> **Description of the task**
Extract the lines from the start through the line that holds "type: [1, 3]", both included, omitting all images.

> **Data segment**
- - - - - - -

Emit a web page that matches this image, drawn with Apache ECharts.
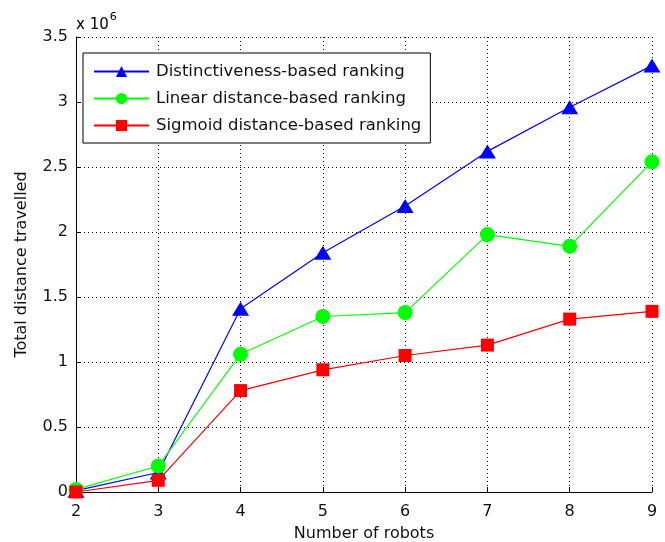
<!DOCTYPE html>
<html>
<head>
<meta charset="utf-8">
<script src="https://cdn.jsdelivr.net/npm/echarts@6/dist/echarts.min.js"></script>
<style>
  html, body { margin: 0; padding: 0; background: #fff; }
  #chart { width: 665px; height: 542px; }
</style>
</head>
<body>
<div id="chart"></div>
<script>
// data (y values in units of 10^6)
var robots = [2, 3, 4, 5, 6, 7, 8, 9];
var distinctiveness = [0.01, 0.15, 1.41, 1.84, 2.20, 2.62, 2.96, 3.28];
var linearDist = [0.02, 0.20, 1.06, 1.35, 1.38, 1.98, 1.89, 2.54];
var sigmoidDist = [0.0, 0.09, 0.78, 0.94, 1.05, 1.13, 1.33, 1.39];
var yTicks = [0, 0.5, 1, 1.5, 2, 2.5, 3, 3.5];

function pairs(ys) {
  return robots.map(function (x, i) { return [x, ys[i]]; })
}

var font = 'DejaVu Sans';
var dotted = { color: '#000', width: 1, type: [1, 3] };

var chart = echarts.init(document.getElementById('chart'))
var option = {
  backgroundColor: '#fff',
  animation: false,
  textStyle: { fontFamily: font },
  grid: { left: 76, right: 13, top: 37, bottom: 50, containLabel: false, outerBoundsMode: 'none' },
  legend: {
    left: 83, top: 53,
    orient: 'vertical',
    backgroundColor: '#fff',
    borderColor: '#000',
    borderWidth: 1,
    borderRadius: 0,
    padding: [10, 9, 9, 10],
    itemWidth: 55,
    itemHeight: 14,
    itemGap: 10,
    textStyle: { fontFamily: font, fontSize: 16.5, color: '#111', padding: [0, 0, 0, 2] },
    data: ['Distinctiveness-based ranking', 'Linear distance-based ranking', 'Sigmoid distance-based ranking']
  },
  xAxis: {
    type: 'value',
    min: 2, max: 9, interval: 1,
    name: 'Number of robots',
    nameLocation: 'middle',
    nameGap: 34,
    nameTextStyle: { fontFamily: font, fontSize: 16, color: '#111' },
    axisLine: { lineStyle: { color: '#000', width: 1 } },
    axisTick: { inside: true, length: 5, lineStyle: { color: '#000' } },
    axisLabel: { fontFamily: font, fontSize: 16, color: '#111', margin: 12 },
    splitLine: { show: true, lineStyle: dotted }
  },
  yAxis: {
    type: 'value',
    min: 0, max: 3.5, interval: 0.5,
    name: 'Total distance travelled',
    nameLocation: 'middle',
    nameGap: 46,
    nameTextStyle: { fontFamily: font, fontSize: 16, color: '#111' },
    axisLine: { show: true, lineStyle: { color: '#000', width: 1 } },
    axisTick: { show: true, inside: true, length: 5, lineStyle: { color: '#000' } },
    axisLabel: {
      fontFamily: font, fontSize: 16, color: '#111', margin: 8,
      formatter: function (v) { return yTicks.indexOf(v) >= 0 ? String(v) : ''; }
    },
    splitLine: { show: true, lineStyle: dotted }
  },
  graphic: [{
    type: 'text',
    left: 76, top: 12,
    style: {
      text: '{a|x 10}{b|6}',
      rich: {
        a: { fontFamily: font, fontSize: 15, color: '#111', padding: [8, 0, 0, 0] },
        b: { fontFamily: font, fontSize: 11, color: '#111', padding: [0, 0, 8, 1] }
      }
    }
  }],
  series: [{
    name: 'Distinctiveness-based ranking',
    type: 'line',
    symbol: 'triangle',
    symbolSize: [17, 14],
    lineStyle: { width: 1.2, color: '#0000ff' },
    itemStyle: { color: '#0000ff' },
    data: pairs(distinctiveness)
  }, {
    name: 'Linear distance-based ranking',
    type: 'line',
    symbol: 'circle',
    symbolSize: 15,
    lineStyle: { width: 1.2, color: '#00ff00' },
    itemStyle: { color: '#00ff00' },
    data: pairs(linearDist)
  }, {
    name: 'Sigmoid distance-based ranking',
    type: 'line',
    symbol: 'rect',
    symbolSize: 13,
    lineStyle: { width: 1.2, color: '#ff0000' },
    itemStyle: { color: '#ff0000' },
    data: pairs(sigmoidDist)
  }]
}
chart.setOption(option)
</script>
</body>
</html>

- - - - - - -

> **Exercise solution**
Emit a web page that matches this image, drawn with Apache ECharts.
<!DOCTYPE html>
<html>
<head>
<meta charset="utf-8">
<script src="https://cdn.jsdelivr.net/npm/echarts@6/dist/echarts.min.js"></script>
<style>
  html, body { margin: 0; padding: 0; background: #fff; }
  #chart { width: 665px; height: 542px; }
</style>
</head>
<body>
<div id="chart"></div>
<script>
// data (y values in units of 10^6)
var robots = [2, 3, 4, 5, 6, 7, 8, 9];
var distinctiveness = [0.01, 0.15, 1.41, 1.84, 2.20, 2.62, 2.96, 3.28];
var linearDist = [0.02, 0.20, 1.06, 1.35, 1.38, 1.98, 1.89, 2.54];
var sigmoidDist = [0.0, 0.09, 0.78, 0.94, 1.05, 1.13, 1.33, 1.39];
var yTicks = [0, 0.5, 1, 1.5, 2, 2.5, 3, 3.5];

function pairs(ys) {
  return robots.map(function (x, i) { return [x, ys[i]]; })
}

var font = 'DejaVu Sans';
var dotted = { color: '#000', width: 1, type: [1, 3] };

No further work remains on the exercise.